[Task brief] Reproduce all of the data below without alteration; exclude every picture.

[Raw data]

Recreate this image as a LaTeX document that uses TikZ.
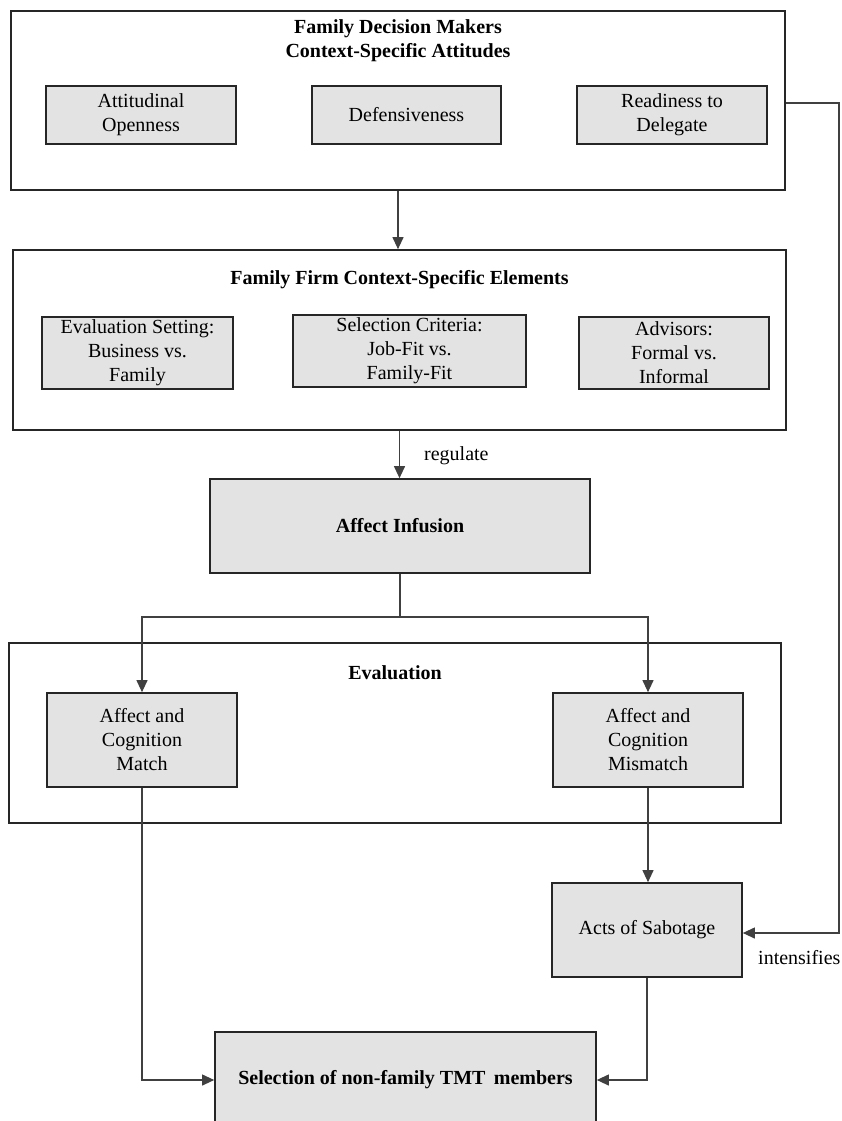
\documentclass[tikz,border=0pt]{standalone}
\usepackage{fontspec}
\setmainfont{Liberation Serif}
\usetikzlibrary{arrows.meta}
\begin{document}
\begin{tikzpicture}[x=1pt,y=-1pt,
  frame/.style={draw=black!85, line width=1.7pt, inner sep=0pt, rectangle},
  greybox/.style={frame, fill=black!11, font=\fontsize{20}{24}\selectfont, align=center},
  boldbox/.style={greybox, font=\bfseries\fontsize{20}{24}\selectfont},
  titletext/.style={font=\bfseries\fontsize{20}{24}\selectfont, align=center, inner sep=0pt},
  labeltext/.style={font=\fontsize{20}{24}\selectfont, inner sep=0pt},
  conn/.style={draw=black!75, line width=1.1pt},
  arr/.style={conn, -{Triangle[length=12pt,width=11pt]}}]
\useasboundingbox (0,0) rectangle (841,1121);
\clip (0,0) rectangle (841,1121);
\fill[white] (0,0) rectangle (841,1121);

% top frame
\node[frame, minimum width=774pt, minimum height=179pt] (T) at (398,100.5) {};
\node[titletext] (Tt) at (398,41) {Family Decision Makers\\Context-Specific Attitudes};
\node[greybox, minimum width=190pt, minimum height=58pt] (A1) at (141,115) {Attitudinal\\Openness};
\node[greybox, minimum width=189pt, minimum height=58pt] (A2) at (406.5,115) {Defensiveness};
\node[greybox, minimum width=190pt, minimum height=58pt] (A3) at (672,115) {Readiness to\\Delegate};

% second frame
\node[frame, minimum width=773pt, minimum height=180pt] (F) at (399.5,340) {};
\node[titletext] (Ft) at (399.5,280) {Family Firm Context-Specific Elements};
\node[greybox, minimum width=191pt, minimum height=72pt] (B1) at (137.5,353) {Evaluation Setting:\\Business vs.\\Family};
\node[greybox, minimum width=233pt, minimum height=72pt] (B2) at (409.5,351) {Selection Criteria:\\Job-Fit vs.\\Family-Fit};
\node[greybox, minimum width=190pt, minimum height=72pt] (B3) at (674,353) {Advisors:\\Formal vs.\\Informal};

% affect infusion
\node[boldbox, minimum width=380pt, minimum height=94pt] (AI) at (400,526) {Affect Infusion};
\node[labeltext, anchor=west] (reg) at (424,456) {regulate};

% evaluation frame
\node[frame, minimum width=772pt, minimum height=180pt] (E) at (395,733) {};
\node[titletext] (Et) at (395,673) {Evaluation};
\node[greybox, minimum width=190pt, minimum height=94pt] (M1) at (142,740) {Affect and\\Cognition\\Match};
\node[greybox, minimum width=190pt, minimum height=94pt] (M2) at (648,740) {Affect and\\Cognition\\Mismatch};

% sabotage and selection
\node[greybox, minimum width=190pt, minimum height=94pt] (S) at (647,930) {Acts of Sabotage};
\node[boldbox, minimum width=381pt, minimum height=96pt] (SEL) at (405.5,1080) {Selection of non-family TMT\, members};
\node[labeltext, anchor=west] (int) at (758,958) {intensifies};

% connectors
\coordinate (split) at (400,617);
\coordinate (rt) at (839,103);
\draw[arr] (T.south) -- (T.south |- F.north);
\draw[arr] (F.south) -- (F.south |- AI.north);
\draw[conn] (AI.south) -- (split);
\draw[arr] (split) -| (M1.north);
\draw[arr] (split) -| (M2.north);
\draw[arr] (M2.south) -- (M2.south |- S.north);
\draw[arr] (M1.south) |- (SEL.west);
\draw[arr] (S.south) |- (SEL.east);
\draw[arr] (T.east |- rt) -- (rt) |- ([yshift=-3pt]S.east);
\end{tikzpicture}
\end{document}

[Result]
Recreate this image as a LaTeX document that uses TikZ.
\documentclass[tikz,border=0pt]{standalone}
\usepackage{fontspec}
\setmainfont{Liberation Serif}
\usetikzlibrary{arrows.meta}
\begin{document}
\begin{tikzpicture}[x=1pt,y=-1pt,
  frame/.style={draw=black!85, line width=1.7pt, inner sep=0pt, rectangle},
  greybox/.style={frame, fill=black!11, font=\fontsize{20}{24}\selectfont, align=center},
  boldbox/.style={greybox, font=\bfseries\fontsize{20}{24}\selectfont},
  titletext/.style={font=\bfseries\fontsize{20}{24}\selectfont, align=center, inner sep=0pt},
  labeltext/.style={font=\fontsize{20}{24}\selectfont, inner sep=0pt},
  conn/.style={draw=black!75, line width=1.1pt},
  arr/.style={conn, -{Triangle[length=12pt,width=11pt]}}]
\useasboundingbox (0,0) rectangle (841,1121);
\clip (0,0) rectangle (841,1121);
\fill[white] (0,0) rectangle (841,1121);

% top frame
\node[frame, minimum width=774pt, minimum height=179pt] (T) at (398,100.5) {};
\node[titletext] (Tt) at (398,41) {Family Decision Makers\\Context-Specific Attitudes};
\node[greybox, minimum width=190pt, minimum height=58pt] (A1) at (141,115) {Attitudinal\\Openness};
\node[greybox, minimum width=189pt, minimum height=58pt] (A2) at (406.5,115) {Defensiveness};
\node[greybox, minimum width=190pt, minimum height=58pt] (A3) at (672,115) {Readiness to\\Delegate};

% second frame
\node[frame, minimum width=773pt, minimum height=180pt] (F) at (399.5,340) {};
\node[titletext] (Ft) at (399.5,280) {Family Firm Context-Specific Elements};
\node[greybox, minimum width=191pt, minimum height=72pt] (B1) at (137.5,353) {Evaluation Setting:\\Business vs.\\Family};
\node[greybox, minimum width=233pt, minimum height=72pt] (B2) at (409.5,351) {Selection Criteria:\\Job-Fit vs.\\Family-Fit};
\node[greybox, minimum width=190pt, minimum height=72pt] (B3) at (674,353) {Advisors:\\Formal vs.\\Informal};

% affect infusion
\node[boldbox, minimum width=380pt, minimum height=94pt] (AI) at (400,526) {Affect Infusion};
\node[labeltext, anchor=west] (reg) at (424,456) {regulate};

% evaluation frame
\node[frame, minimum width=772pt, minimum height=180pt] (E) at (395,733) {};
\node[titletext] (Et) at (395,673) {Evaluation};
\node[greybox, minimum width=190pt, minimum height=94pt] (M1) at (142,740) {Affect and\\Cognition\\Match};
\node[greybox, minimum width=190pt, minimum height=94pt] (M2) at (648,740) {Affect and\\Cognition\\Mismatch};

% sabotage and selection
\node[greybox, minimum width=190pt, minimum height=94pt] (S) at (647,930) {Acts of Sabotage};
\node[boldbox, minimum width=381pt, minimum height=96pt] (SEL) at (405.5,1080) {Selection of non-family TMT\, members};
\node[labeltext, anchor=west] (int) at (758,958) {intensifies};

% connectors
\coordinate (split) at (400,617);
\coordinate (rt) at (839,103);
\draw[arr] (T.south) -- (T.south |- F.north);
\draw[arr] (F.south) -- (F.south |- AI.north);
\draw[conn] (AI.south) -- (split);
\draw[arr] (split) -| (M1.north);
\draw[arr] (split) -| (M2.north);
\draw[arr] (M2.south) -- (M2.south |- S.north);
\draw[arr] (M1.south) |- (SEL.west);
\draw[arr] (S.south) |- (SEL.east);
\draw[arr] (T.east |- rt) -- (rt) |- ([yshift=-3pt]S.east);
\end{tikzpicture}
\end{document}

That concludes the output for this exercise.